This is a speech delivered by Rabbi Dov Linzer at the YCT Annual Tribute Dinner in March 2017
Barukh atah Hashem ha’melamed Torah li’amo Yisrael. Blessed are You God who teaches Torah to your nation, Israel. This second birkhat ha’Torah follows אשר קדשנו במצותיו וצונו לעסוק בדברי תורה, the mitzvah-blessing for Torah study. For while commandedness is our point of departure for all things, learning Torah cannot just be about duty and obligation. Torah is our spiritual sustenance, it is the air we breathe and the water we drink – כי הם חיינו ואורך ימינו; it is our source of joy and pleasure and even our source of fun, לולי תורתך שעשעי אז אבדתי בעניי.
והערב נא – Please God, make the Torah sweet in our mouths. Let us desire it and yearn for it. Let us taste its deliciousness. This is at once highly personal and subjective – each person’s taste experience is his or hers alone. One will be drawn after chassidut, another after Gemara. Reuven will experience the religious joy that comes from learning a Sefas Emes, and Sarah will revel in the intellectual thrill of dissecting a difficult Tosafot. And at the same time, this feast is a communal one– ובפיפות עמך בית ישראל – it takes place in the exhilarating cacophony of the beit midrash, in the lessons of the classroom, and in the sermons and adult-ed classes of the synagogue. Torah creates a religious community with God and holiness at its center.
ונהיה אנחנו… כולנו יודעי שמיך ולומדי תורתיך לשמה – Let us all learn your Torah. Let us make sure that everyone – rich or poor; Orthodox, Reform or unaffiliated; straight or gay; cis- or transgender; those with disabilities and those without; white, black, or brown – that every Jew knows that the Torah is for him or her, and that he or she has a place in our schools, synagogues and communities.
And let us be Yodei Shemekha – God, let us know your name. For the kabbalists, all the words of the Torah combine to form a name of God, and God can be found in the spaces between the letters. For after the destruction of the Temple, God’s presence dwells not in the mikdash, but in the words of Torah. The Torah is the center of kedusha; it is the space where God can be encountered.

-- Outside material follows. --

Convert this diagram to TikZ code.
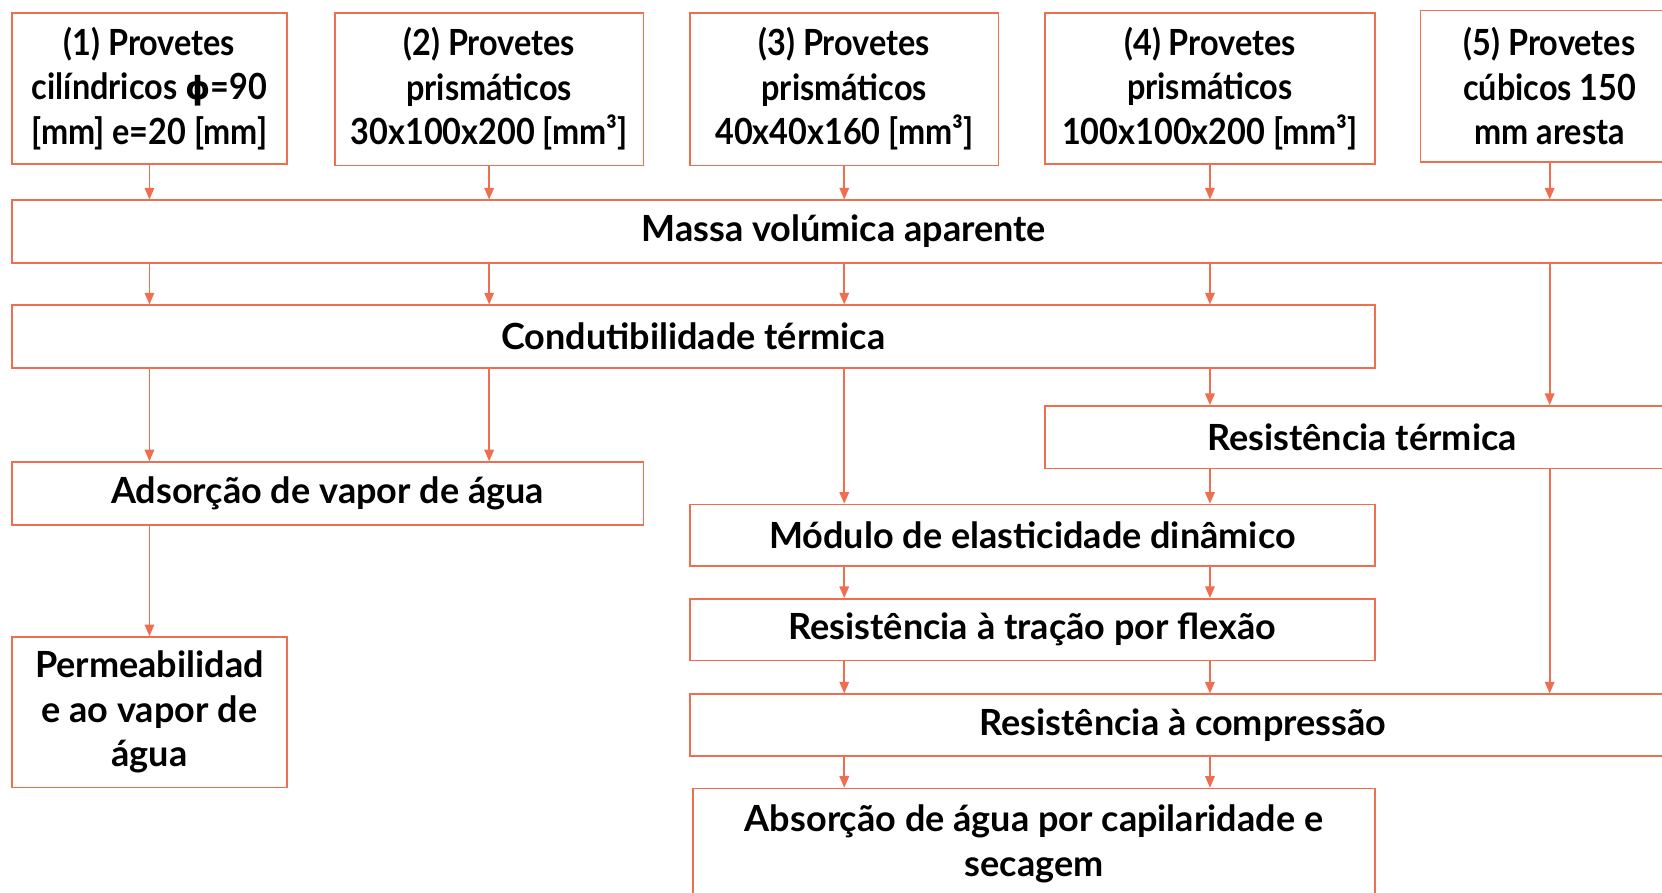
\documentclass[tikz,border=0pt]{standalone}
\usepackage{fontspec}
\setmainfont{Lato}
\newfontfamily\nar{Lato Bold}[FakeStretch=0.9]
\newfontfamily\phifont{DejaVu Sans Bold}
\usetikzlibrary{arrows.meta}
\definecolor{ln}{RGB}{240,110,80}
\tikzset{
  box/.style={draw=ln, line width=0.8pt, rectangle, inner sep=0pt, align=center,
    font=\fontsize{17}{21}\selectfont\bfseries, text=black},
  topbox/.style={box, font=\fontsize{17}{21}\selectfont\nar},
  arr/.style={draw=ln, line width=0.8pt, -{Triangle[length=5.5pt,width=4.5pt]}}
}
\begin{document}
\begin{tikzpicture}[x=0.5pt,y=-0.5pt]
\useasboundingbox (0,0) rectangle (1568,842);
% top boxes
\node[topbox, minimum width=130pt, minimum height=71.5pt] (b1) at (141,83.5) {(1) Provetes\\cilíndricos {\phifont\fontsize{15}{21}\selectfont ϕ}=90\\{[mm]} e=20 [mm]};
\node[topbox, minimum width=145.5pt, minimum height=72pt] (b2) at (461.5,84) {(2) Provetes\\prismáticos\\30x100x200 [mm³]};
\node[topbox, minimum width=145.5pt, minimum height=72pt] (b3) at (796.5,84) {(3) Provetes\\prismáticos\\40x40x160 [mm³]};
\node[topbox, minimum width=155.5pt, minimum height=71.5pt] (b4) at (1141.5,83.5) {(4) Provetes\\prismáticos\\100x100x200 [mm³]};
\node[topbox, minimum width=122pt, minimum height=71.5pt] (b5) at (1462,81.5) {(5) Provetes\\cúbicos 150\\mm aresta};
% rows
\node[box, minimum width=785pt, minimum height=29.5pt] (massa) at (796,218.5) {Massa volúmica aparente};
\node[box, minimum width=643pt, minimum height=29.5pt] (cond) at (654,317.5) {Condutibilidade térmica};
\node[box, minimum width=299pt, minimum height=29.5pt] (rt) at (1285,412.5) {Resistência térmica};
\node[box, minimum width=298pt, minimum height=29.5pt] (ads) at (309,465.5) {Adsorção de vapor de água};
\node[box, minimum width=323pt, minimum height=29pt] (mod) at (974,505) {Módulo de elasticidade dinâmico};
\node[box, minimum width=323pt, minimum height=29pt] (trac) at (974,594) {Resistência à tração por flexão};
\node[box, minimum width=465pt, minimum height=29pt] (comp) at (1116,684) {Resistência à compressão};
\node[box, minimum width=321.5pt, minimum height=52pt] (abs) at (975.5,796) {Absorção de água por capilaridade e\\secagem};
\node[box, minimum width=130pt, minimum height=71pt] (perm) at (141,672) {Permeabilidad\\e ao vapor de\\água};
% connectors
\foreach \b in {b1,b2,b3,b4,b5} \draw[arr] (\b.south) -- (massa.north -| \b.south);
\foreach \b in {b1,b2,b3,b4} \draw[arr] (massa.south -| \b.south) -- (cond.north -| \b.south);
\draw[arr] (massa.south -| b5.south) -- (rt.north -| b5.south);
\foreach \b in {b1,b2} \draw[arr] (cond.south -| \b.south) -- (ads.north -| \b.south);
\draw[arr] (cond.south -| b3.south) -- (mod.north -| b3.south);
\draw[arr] (cond.south -| b4.south) -- (rt.north -| b4.south);
\draw[arr] (rt.south -| b4.south) -- (mod.north -| b4.south);
\draw[arr] (rt.south -| b5.south) -- (comp.north -| b5.south);
\draw[arr] (ads.south -| b1.south) -- (perm.north);
\foreach \b in {b3,b4} {
  \draw[arr] (mod.south -| \b.south) -- (trac.north -| \b.south);
  \draw[arr] (trac.south -| \b.south) -- (comp.north -| \b.south);
  \draw[arr] (comp.south -| \b.south) -- (abs.north -| \b.south);
}
\end{tikzpicture}
\end{document}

Barukh ata Hashem ha’melamd Torah li’amo Yisrael. You, God, who teach Torah to Your nation Israel. But, in truth, it is not God who teaches us Torah; it is our teachers who do so. Just as the Kohanim represented God in the Temple, it is our rabbis, our Torah teachers, who represent God to us. It is they who are an embodiment of the Torah, its laws and its ethos, to all whom they teach and engage. If they are authoritarian, critical, or judgmental, then that’s who God will be to the people. But if they are warm, engaging, inspiring, and sensitive to ethical concerns, then God and God’s Torah will be welcoming, uplifting, and ethically charged. And just as God was experienced in the mikdash in the empty space – the space between the kruvim¸ the space above the aron – God is experienced in the classroom in the empty space; at those moments when the teacher stops talking, welcomes the student in, allows the student to think, engage, and question, allows the student to encounter the divine in the Torah.
Blessed are we, the Jewish community, and all of us here, who have such teachers of Torah, teachers who welcome and inspire, teachers who let us taste the sweetness of Torah, teachers who empower us to know and experience God. Blessed are you God, who teaches Torah to Your nation Israel.